How recovery improves your sex life
Being in recovery from sex and porn addiction, or compulsive sexual behaviours, means giving up your unwanted behaviour, not giving up sex.
Sex is great. It’s fun, exciting, exhilarating, relaxing, romantic, intimate, erotic and esteem building. What’s more, research suggests it’s good for our emotional and our physical health as well as for our relationships. Of course that’s not true of ‘all’ sex, which is probably why you’re reading this, but ‘good’ sex brings with it many benefits and a satisfying sex life is one of the most powerful relapse prevention strategies available. Step 4 of the Pivotal Recovery course is all about identifying and enjoying positive sexuality.
Positive sexuality comes in many different guises and each individual must decide for themselves what it means to them. It’s not necessarily monogamous and it certainly doesn’t have to be vanilla, but it does have to be free from negative consequences and fit with your value system. It should also be pleasurable and respectful of self and others and be confidence and esteem building. Discovering what positive sexuality means to you often means unpicking old negative messages and letting go of shame from previous experiences. It means setting your own boundaries and committing to keeping them.

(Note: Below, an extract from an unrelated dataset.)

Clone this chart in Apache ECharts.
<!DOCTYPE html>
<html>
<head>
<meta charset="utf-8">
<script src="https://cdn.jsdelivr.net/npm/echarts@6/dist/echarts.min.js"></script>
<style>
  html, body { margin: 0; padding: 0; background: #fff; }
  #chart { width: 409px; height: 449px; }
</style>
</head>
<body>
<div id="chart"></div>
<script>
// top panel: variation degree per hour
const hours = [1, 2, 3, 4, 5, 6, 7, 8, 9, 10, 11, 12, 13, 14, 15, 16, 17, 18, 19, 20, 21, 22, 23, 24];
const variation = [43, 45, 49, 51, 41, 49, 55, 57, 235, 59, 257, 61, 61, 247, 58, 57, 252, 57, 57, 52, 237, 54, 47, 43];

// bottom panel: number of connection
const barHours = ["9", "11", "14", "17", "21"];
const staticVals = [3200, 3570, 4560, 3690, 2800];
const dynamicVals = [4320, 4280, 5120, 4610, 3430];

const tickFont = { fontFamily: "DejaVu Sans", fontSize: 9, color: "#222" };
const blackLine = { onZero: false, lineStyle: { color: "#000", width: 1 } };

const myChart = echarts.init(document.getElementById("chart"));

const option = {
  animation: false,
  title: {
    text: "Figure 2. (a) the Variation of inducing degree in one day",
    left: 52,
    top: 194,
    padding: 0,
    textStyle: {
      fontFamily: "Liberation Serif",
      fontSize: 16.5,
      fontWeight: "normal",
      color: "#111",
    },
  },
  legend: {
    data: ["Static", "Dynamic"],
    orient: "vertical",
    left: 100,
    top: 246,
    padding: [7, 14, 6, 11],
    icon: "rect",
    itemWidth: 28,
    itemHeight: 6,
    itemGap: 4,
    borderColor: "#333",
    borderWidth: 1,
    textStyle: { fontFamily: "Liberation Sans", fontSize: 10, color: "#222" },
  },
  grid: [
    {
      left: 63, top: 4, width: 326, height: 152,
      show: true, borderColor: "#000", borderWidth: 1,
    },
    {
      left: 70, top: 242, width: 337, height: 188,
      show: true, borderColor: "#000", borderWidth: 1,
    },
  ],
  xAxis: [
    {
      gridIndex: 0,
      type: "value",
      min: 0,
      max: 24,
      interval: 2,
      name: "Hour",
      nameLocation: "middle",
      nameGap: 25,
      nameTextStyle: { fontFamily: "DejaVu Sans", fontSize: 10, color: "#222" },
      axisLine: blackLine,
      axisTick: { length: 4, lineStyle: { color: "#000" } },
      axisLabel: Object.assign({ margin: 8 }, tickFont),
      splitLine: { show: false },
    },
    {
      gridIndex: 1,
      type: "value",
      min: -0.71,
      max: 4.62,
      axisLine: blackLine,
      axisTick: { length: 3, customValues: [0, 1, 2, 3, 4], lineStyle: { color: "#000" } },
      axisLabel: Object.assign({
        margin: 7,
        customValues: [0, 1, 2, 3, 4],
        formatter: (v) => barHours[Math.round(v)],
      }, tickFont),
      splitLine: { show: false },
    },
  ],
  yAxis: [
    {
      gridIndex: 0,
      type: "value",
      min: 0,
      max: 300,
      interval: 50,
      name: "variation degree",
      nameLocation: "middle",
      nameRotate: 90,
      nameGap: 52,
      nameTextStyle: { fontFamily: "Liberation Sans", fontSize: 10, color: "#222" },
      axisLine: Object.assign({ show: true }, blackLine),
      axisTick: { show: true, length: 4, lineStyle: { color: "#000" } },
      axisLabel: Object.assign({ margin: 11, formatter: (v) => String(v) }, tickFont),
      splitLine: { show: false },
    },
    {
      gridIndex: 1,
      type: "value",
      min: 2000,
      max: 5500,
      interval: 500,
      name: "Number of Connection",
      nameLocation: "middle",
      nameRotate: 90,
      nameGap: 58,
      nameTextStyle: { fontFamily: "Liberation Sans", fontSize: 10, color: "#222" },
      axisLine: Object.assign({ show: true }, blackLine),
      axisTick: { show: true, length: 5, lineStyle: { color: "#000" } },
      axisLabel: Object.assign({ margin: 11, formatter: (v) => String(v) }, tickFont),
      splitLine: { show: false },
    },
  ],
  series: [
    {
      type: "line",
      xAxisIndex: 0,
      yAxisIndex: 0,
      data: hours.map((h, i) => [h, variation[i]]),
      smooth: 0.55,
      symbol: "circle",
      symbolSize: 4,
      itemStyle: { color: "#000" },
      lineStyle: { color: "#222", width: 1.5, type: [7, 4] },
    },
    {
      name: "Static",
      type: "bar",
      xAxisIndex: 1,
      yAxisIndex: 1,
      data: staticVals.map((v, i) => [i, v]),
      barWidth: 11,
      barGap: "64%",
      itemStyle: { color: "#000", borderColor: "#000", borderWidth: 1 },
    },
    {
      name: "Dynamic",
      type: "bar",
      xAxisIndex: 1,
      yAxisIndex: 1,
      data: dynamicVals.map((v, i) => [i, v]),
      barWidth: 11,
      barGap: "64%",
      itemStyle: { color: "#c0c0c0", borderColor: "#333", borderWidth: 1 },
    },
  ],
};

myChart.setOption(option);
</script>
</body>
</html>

So how will recovery improve your sex life? Let me paint you a picture. If human sexuality was a fruit stall, it would be the most amazing display of fruit you’ve ever seen. There’d be lots of fruit you recognise, apples and oranges, fruits that you’re particularly fond of but don’t get all the time, strawberries and mangos, and there’d be fruit that’s more unusual, that maybe you’ve tasted before and don’t really like, lychees and kumquats, and maybe there’d be some that you do like, but they’re just not good for you, they upset you in some way, they hurt you like your unwanted behaviours have. Ideally we’ll enjoy a varied diet of fruit and if there’s some we have to avoid, that’s OK because there are plenty of others. But so often we focus on the fruit that we can’t have, rather than seeing the amazing array of what else is out there. The reality is that we can’t change our sexual tastes and therefore we need to accept them, and focus on enriching our fruit bowl by adding more fruit, rather than focussing on the ones that we are choosing not to have.
The bottom line is that addictive and compulsive sexual behaviours can rob you from seeing sex as a fulfilling part of your life, but discovering, or rediscovering this experience, is a fundamental element of long term recovery. How you enjoy your sexuality is your choice, but addiction robs you of that choice. Getting into recovery means making new sexual choices; ones that will make you feel not only good about yourself, but great.